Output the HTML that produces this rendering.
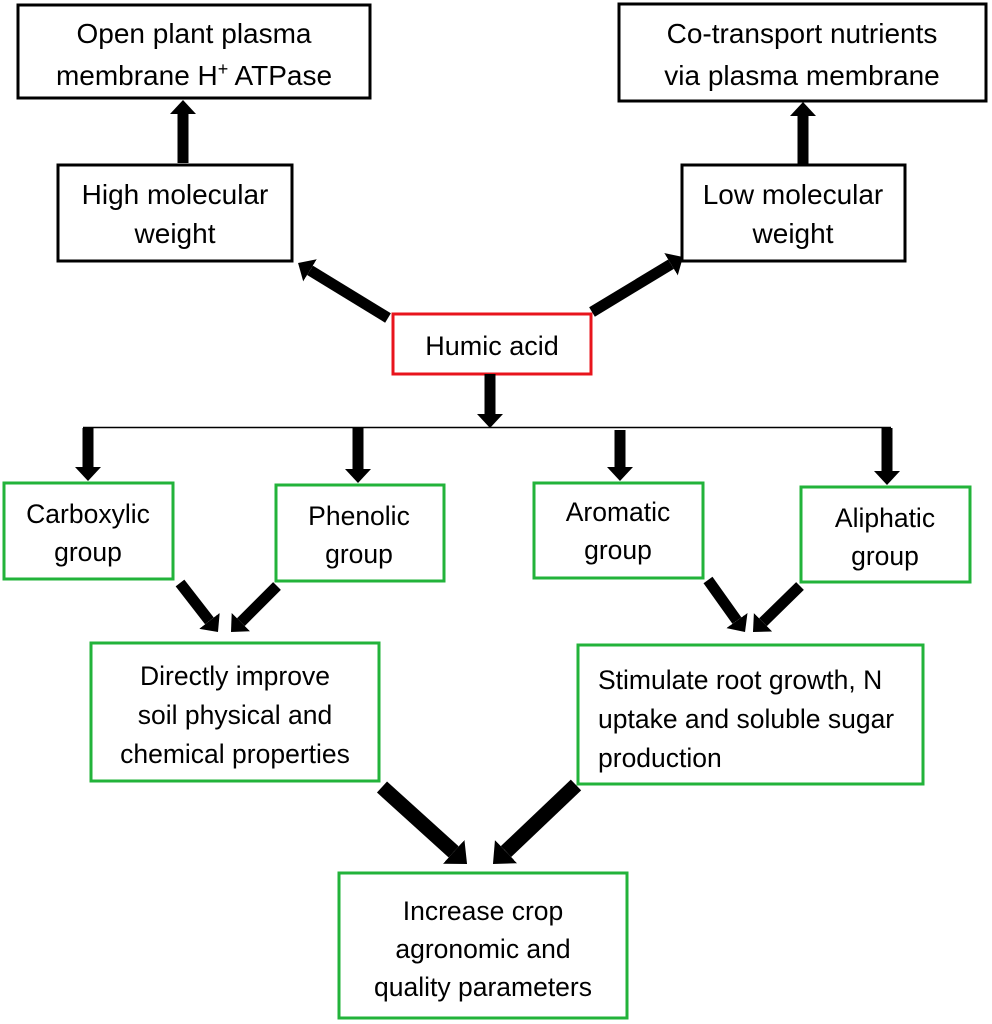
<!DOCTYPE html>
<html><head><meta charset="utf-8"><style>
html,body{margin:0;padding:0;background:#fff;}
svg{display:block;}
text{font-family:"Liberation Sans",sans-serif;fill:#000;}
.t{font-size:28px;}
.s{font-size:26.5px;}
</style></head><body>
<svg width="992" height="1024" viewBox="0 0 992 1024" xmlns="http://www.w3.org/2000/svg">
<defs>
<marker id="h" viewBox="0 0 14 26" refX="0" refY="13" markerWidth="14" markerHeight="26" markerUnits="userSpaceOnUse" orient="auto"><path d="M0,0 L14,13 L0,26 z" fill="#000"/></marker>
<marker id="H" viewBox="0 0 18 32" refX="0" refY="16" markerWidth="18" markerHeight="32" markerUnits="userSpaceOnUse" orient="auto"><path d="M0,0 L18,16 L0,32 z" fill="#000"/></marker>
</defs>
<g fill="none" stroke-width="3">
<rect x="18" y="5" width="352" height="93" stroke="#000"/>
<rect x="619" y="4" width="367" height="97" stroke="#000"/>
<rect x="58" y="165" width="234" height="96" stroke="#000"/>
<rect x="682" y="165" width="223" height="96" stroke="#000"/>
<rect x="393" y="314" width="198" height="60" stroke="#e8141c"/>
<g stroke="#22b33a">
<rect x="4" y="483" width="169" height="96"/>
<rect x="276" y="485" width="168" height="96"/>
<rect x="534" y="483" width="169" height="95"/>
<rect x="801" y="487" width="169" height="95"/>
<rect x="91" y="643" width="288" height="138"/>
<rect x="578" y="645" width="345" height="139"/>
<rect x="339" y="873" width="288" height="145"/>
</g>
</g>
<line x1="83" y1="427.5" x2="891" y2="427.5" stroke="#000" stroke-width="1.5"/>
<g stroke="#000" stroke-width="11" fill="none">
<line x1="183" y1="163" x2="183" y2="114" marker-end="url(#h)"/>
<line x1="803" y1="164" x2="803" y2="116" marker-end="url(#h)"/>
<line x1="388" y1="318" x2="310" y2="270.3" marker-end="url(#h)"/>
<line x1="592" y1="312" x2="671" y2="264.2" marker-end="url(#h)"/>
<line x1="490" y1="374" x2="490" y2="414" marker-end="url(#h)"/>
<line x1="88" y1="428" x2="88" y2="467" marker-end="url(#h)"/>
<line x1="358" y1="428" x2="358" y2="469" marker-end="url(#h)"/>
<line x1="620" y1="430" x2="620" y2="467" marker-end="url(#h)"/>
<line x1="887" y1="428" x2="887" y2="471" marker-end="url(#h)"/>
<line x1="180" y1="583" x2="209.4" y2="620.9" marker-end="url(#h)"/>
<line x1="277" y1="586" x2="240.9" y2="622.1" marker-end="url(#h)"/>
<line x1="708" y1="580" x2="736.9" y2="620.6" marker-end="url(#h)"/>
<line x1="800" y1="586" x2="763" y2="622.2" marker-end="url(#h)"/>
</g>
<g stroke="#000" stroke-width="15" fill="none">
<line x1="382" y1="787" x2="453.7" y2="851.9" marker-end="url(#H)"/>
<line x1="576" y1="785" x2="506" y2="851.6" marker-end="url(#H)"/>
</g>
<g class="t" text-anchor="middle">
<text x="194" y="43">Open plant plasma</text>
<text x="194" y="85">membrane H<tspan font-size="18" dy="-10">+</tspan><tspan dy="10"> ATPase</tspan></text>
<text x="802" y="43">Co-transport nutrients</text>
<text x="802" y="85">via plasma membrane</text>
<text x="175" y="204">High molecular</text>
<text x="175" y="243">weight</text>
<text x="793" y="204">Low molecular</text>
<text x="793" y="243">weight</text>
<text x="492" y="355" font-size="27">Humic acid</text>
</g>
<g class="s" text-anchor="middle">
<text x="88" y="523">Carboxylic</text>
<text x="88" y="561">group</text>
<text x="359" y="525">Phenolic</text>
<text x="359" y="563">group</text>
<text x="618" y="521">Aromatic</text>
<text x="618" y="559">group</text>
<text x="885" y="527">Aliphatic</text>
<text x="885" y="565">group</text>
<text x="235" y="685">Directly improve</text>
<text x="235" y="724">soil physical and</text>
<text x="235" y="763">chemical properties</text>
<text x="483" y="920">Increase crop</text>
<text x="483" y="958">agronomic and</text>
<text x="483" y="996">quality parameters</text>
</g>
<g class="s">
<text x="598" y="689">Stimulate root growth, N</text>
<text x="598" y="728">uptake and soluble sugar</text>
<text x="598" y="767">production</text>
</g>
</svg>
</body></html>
————————
SHORT EXERCISE: Word for word, quote the lines above. Omit the pictures.

EXERCISE RESULT:
Output the HTML that produces this rendering.
<!DOCTYPE html>
<html><head><meta charset="utf-8"><style>
html,body{margin:0;padding:0;background:#fff;}
svg{display:block;}
text{font-family:"Liberation Sans",sans-serif;fill:#000;}
.t{font-size:28px;}
.s{font-size:26.5px;}
</style></head><body>
<svg width="992" height="1024" viewBox="0 0 992 1024" xmlns="http://www.w3.org/2000/svg">
<defs>
<marker id="h" viewBox="0 0 14 26" refX="0" refY="13" markerWidth="14" markerHeight="26" markerUnits="userSpaceOnUse" orient="auto"><path d="M0,0 L14,13 L0,26 z" fill="#000"/></marker>
<marker id="H" viewBox="0 0 18 32" refX="0" refY="16" markerWidth="18" markerHeight="32" markerUnits="userSpaceOnUse" orient="auto"><path d="M0,0 L18,16 L0,32 z" fill="#000"/></marker>
</defs>
<g fill="none" stroke-width="3">
<rect x="18" y="5" width="352" height="93" stroke="#000"/>
<rect x="619" y="4" width="367" height="97" stroke="#000"/>
<rect x="58" y="165" width="234" height="96" stroke="#000"/>
<rect x="682" y="165" width="223" height="96" stroke="#000"/>
<rect x="393" y="314" width="198" height="60" stroke="#e8141c"/>
<g stroke="#22b33a">
<rect x="4" y="483" width="169" height="96"/>
<rect x="276" y="485" width="168" height="96"/>
<rect x="534" y="483" width="169" height="95"/>
<rect x="801" y="487" width="169" height="95"/>
<rect x="91" y="643" width="288" height="138"/>
<rect x="578" y="645" width="345" height="139"/>
<rect x="339" y="873" width="288" height="145"/>
</g>
</g>
<line x1="83" y1="427.5" x2="891" y2="427.5" stroke="#000" stroke-width="1.5"/>
<g stroke="#000" stroke-width="11" fill="none">
<line x1="183" y1="163" x2="183" y2="114" marker-end="url(#h)"/>
<line x1="803" y1="164" x2="803" y2="116" marker-end="url(#h)"/>
<line x1="388" y1="318" x2="310" y2="270.3" marker-end="url(#h)"/>
<line x1="592" y1="312" x2="671" y2="264.2" marker-end="url(#h)"/>
<line x1="490" y1="374" x2="490" y2="414" marker-end="url(#h)"/>
<line x1="88" y1="428" x2="88" y2="467" marker-end="url(#h)"/>
<line x1="358" y1="428" x2="358" y2="469" marker-end="url(#h)"/>
<line x1="620" y1="430" x2="620" y2="467" marker-end="url(#h)"/>
<line x1="887" y1="428" x2="887" y2="471" marker-end="url(#h)"/>
<line x1="180" y1="583" x2="209.4" y2="620.9" marker-end="url(#h)"/>
<line x1="277" y1="586" x2="240.9" y2="622.1" marker-end="url(#h)"/>
<line x1="708" y1="580" x2="736.9" y2="620.6" marker-end="url(#h)"/>
<line x1="800" y1="586" x2="763" y2="622.2" marker-end="url(#h)"/>
</g>
<g stroke="#000" stroke-width="15" fill="none">
<line x1="382" y1="787" x2="453.7" y2="851.9" marker-end="url(#H)"/>
<line x1="576" y1="785" x2="506" y2="851.6" marker-end="url(#H)"/>
</g>
<g class="t" text-anchor="middle">
<text x="194" y="43">Open plant plasma</text>
<text x="194" y="85">membrane H<tspan font-size="18" dy="-10">+</tspan><tspan dy="10"> ATPase</tspan></text>
<text x="802" y="43">Co-transport nutrients</text>
<text x="802" y="85">via plasma membrane</text>
<text x="175" y="204">High molecular</text>
<text x="175" y="243">weight</text>
<text x="793" y="204">Low molecular</text>
<text x="793" y="243">weight</text>
<text x="492" y="355" font-size="27">Humic acid</text>
</g>
<g class="s" text-anchor="middle">
<text x="88" y="523">Carboxylic</text>
<text x="88" y="561">group</text>
<text x="359" y="525">Phenolic</text>
<text x="359" y="563">group</text>
<text x="618" y="521">Aromatic</text>
<text x="618" y="559">group</text>
<text x="885" y="527">Aliphatic</text>
<text x="885" y="565">group</text>
<text x="235" y="685">Directly improve</text>
<text x="235" y="724">soil physical and</text>
<text x="235" y="763">chemical properties</text>
<text x="483" y="920">Increase crop</text>
<text x="483" y="958">agronomic and</text>
<text x="483" y="996">quality parameters</text>
</g>
<g class="s">
<text x="598" y="689">Stimulate root growth, N</text>
<text x="598" y="728">uptake and soluble sugar</text>
<text x="598" y="767">production</text>
</g>
</svg>
</body></html>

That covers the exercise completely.